Several Creative Arts students mourned the trust they’d enjoyed at their previous location. Senior Ayshon Brown said there, students could simply ask to use the bathroom instead of having to arrange for a pass at the new campus. Brown said his parents and grandparents, CHS alums, were sad about the changes. “But they don’t go here anymore,” he said.
Creative Arts classmate Paison Boyd said he felt like “we have lost our school spirit. Before, we were like a family.”
At the same time, Nazir Dale, who attends Brimm and plays on the football team with students from the other three academies, craves more opportunities to come together.

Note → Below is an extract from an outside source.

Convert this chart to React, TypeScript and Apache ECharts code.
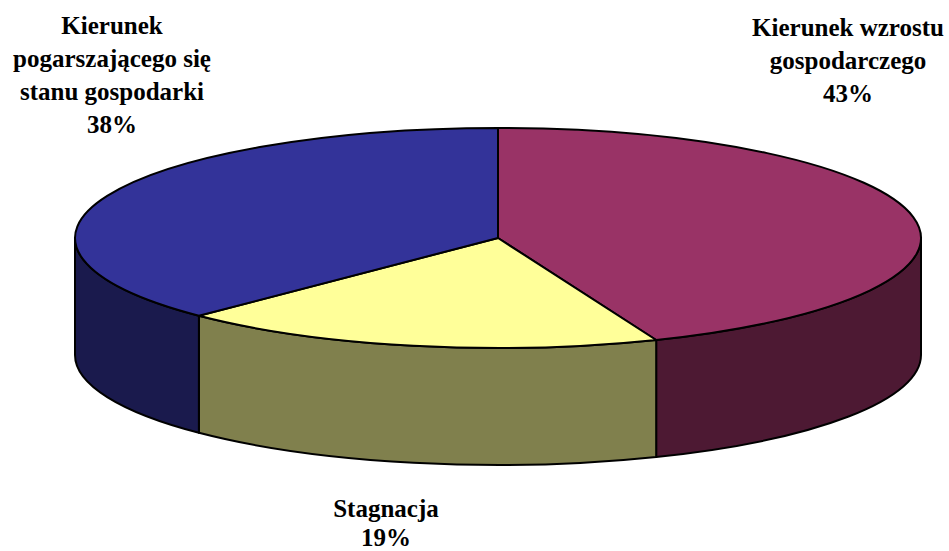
import React, { useEffect, useRef } from "react";
import * as echarts from "echarts";

const categories = ["Kierunek wzrostu\ngospodarczego", "Stagnacja", "Kierunek\npogarszającego się\nstanu gospodarki"];
const percentLabels = ["43%", "19%", "38%"];
// Slice widths as they appear on the tilted disc
const sliceShares = [43.9, 18.6, 37.5];
const topColors = ["#993366", "#FFFF99", "#333399"];
const sideColors = ["#4D1933", "#80804D", "#1A1A4D"];

const CX = 498, CY = 238, RX = 423, RY = 110, DEPTH = 117;
const px = (t: number) => CX + RX * Math.sin(t);
const py = (t: number) => CY - RY * Math.cos(t);
const arc = (t: number, dy: number, sweep: number) => `A${RX} ${RY} 0 0 ${sweep} ${px(t).toFixed(2)} ${(py(t) + dy).toFixed(2)}`;

const total = sliceShares.reduce((a, b) => a + b, 0);
const bounds: number[] = [0];
sliceShares.forEach((v, i) => bounds.push(bounds[i] + (v / total) * Math.PI * 2));

function renderItem(params: any, api: any) {
  const i = params.dataIndex;
  const a = bounds[i], b = bounds[i + 1];
  const lineStyle = { stroke: "#000", lineWidth: 2, lineJoin: "round" };
  const children: any[] = [];
  // Visible wall: the front half of the rim only (t from PI/2 to 3PI/2)
  const s = Math.max(a, Math.PI / 2), e = Math.min(b, (3 * Math.PI) / 2);
  if (e > s) {
    children.push({
      type: "path",
      shape: {
        pathData: `M${px(s)} ${py(s)} ${arc(e, 0, 1)} L${px(e)} ${py(e) + DEPTH} ${arc(s, DEPTH, 0)} Z`,
      },
      style: { fill: sideColors[i], ...lineStyle },
    });
  }
  const large = b - a > Math.PI ? 1 : 0;
  children.push({
    type: "path",
    shape: {
      pathData: `M${CX} ${CY} L${px(a)} ${py(a)} A${RX} ${RY} 0 ${large} 1 ${px(b)} ${py(b)} Z`,
    },
    style: { fill: topColors[i], ...lineStyle },
  });
  return { type: "group", children };
}

const labelCentres = [
  { x: 848, y: 27, step: 33 },
  { x: 386, y: 508, step: 29 },
  { x: 112, y: 25, step: 33 },
];

export default function App() {
  const ref = useRef<HTMLDivElement>(null);
  useEffect(() => {
    const chart = echarts.init(ref.current!, null, { renderer: "svg" });
    const labelLines = categories.flatMap((c, i) =>
      `${c}\n${percentLabels[i]}`.split("\n").map((line, k) => ({
        type: "text",
        x: labelCentres[i].x,
        y: labelCentres[i].y + k * labelCentres[i].step,
        style: {
          text: line,
          fontFamily: "Liberation Serif",
          fontWeight: "bold",
          fontSize: 25,
          lineHeight: 18,
          fill: "#000",
          align: "center",
          verticalAlign: "middle",
        },
      }))
    );
    chart.setOption({
      animation: false,
      backgroundColor: "#fff",
      series: [
        {
          type: "custom",
          coordinateSystem: "none",
          silent: true,
          renderItem,
          data: sliceShares.map((v, i) => ({ name: categories[i], value: v })),
        },
      ],
      graphic: labelLines,
    });
    return () => chart.dispose();
  }, []);
  return <div ref={ref} style={{ position: "fixed", left: 0, top: 0, width: 949, height: 551 }} />;
}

Dale’s mother, Samali Dale, said her son was disappointed to find that the academies would rarely be sharing lunches and will hold separate proms.
After three years of scrambling to use other gyms in the city while the campus was under construction, Creative Arts student and Camden High varsity basketball player Cian Medley said his nationally-ranked team was “really excited” about having their own gym again.
But the emphasis on sports during the campus’ August reopening celebration — where the basketball achievements of CHS alum and current Camden Mayor Vic Carstarphen were described in detail from the podium by fellow alum and former cheerleader McCombs — was not appreciated by everyone.
“All they talked about is sports,” said CHS senior Conrad Montes. “What about the academic excellence that comes out of Camden High?”
CHS alum Norman Alston, a star athlete and former Camden High coach who graduated in 1983, said the new campus undermines his achievements. “I’m a Hall of Famer in Camden High,” he said. “I’m not a Hall of Famer in this new school.” Alston said his alma mater is being treated like “a stepson” in his own house, and he wondered how unity could be achieved when the students are in the same school but “wearing different colors.”
Other alumni expressed gratitude for the modern facility, while still grieving the loss of the original Gothic “Castle on the Hill,” which had been placed on Preservation New Jersey’s list of 10 most endangered buildings in 2017 before it was demolished.
Seniors like Montes and Gattis — who said he is facing a “most hectic” senior year as he takes SATs, applies for financial aid, and prepares for college during a pandemic — realize they will not be around long enough to appreciate the campus’ full potential.
“We’re trying to do all this when the school isn’t fully in order,” Gattis said.
He imagines that in the future, students may be able to take classes at the other academies, which McCombs has said is part of her long-term vision; and he acknowledges “the great new electives” available at the campus.
“The next group of kids,” he said, “will probably be able to try all of it.”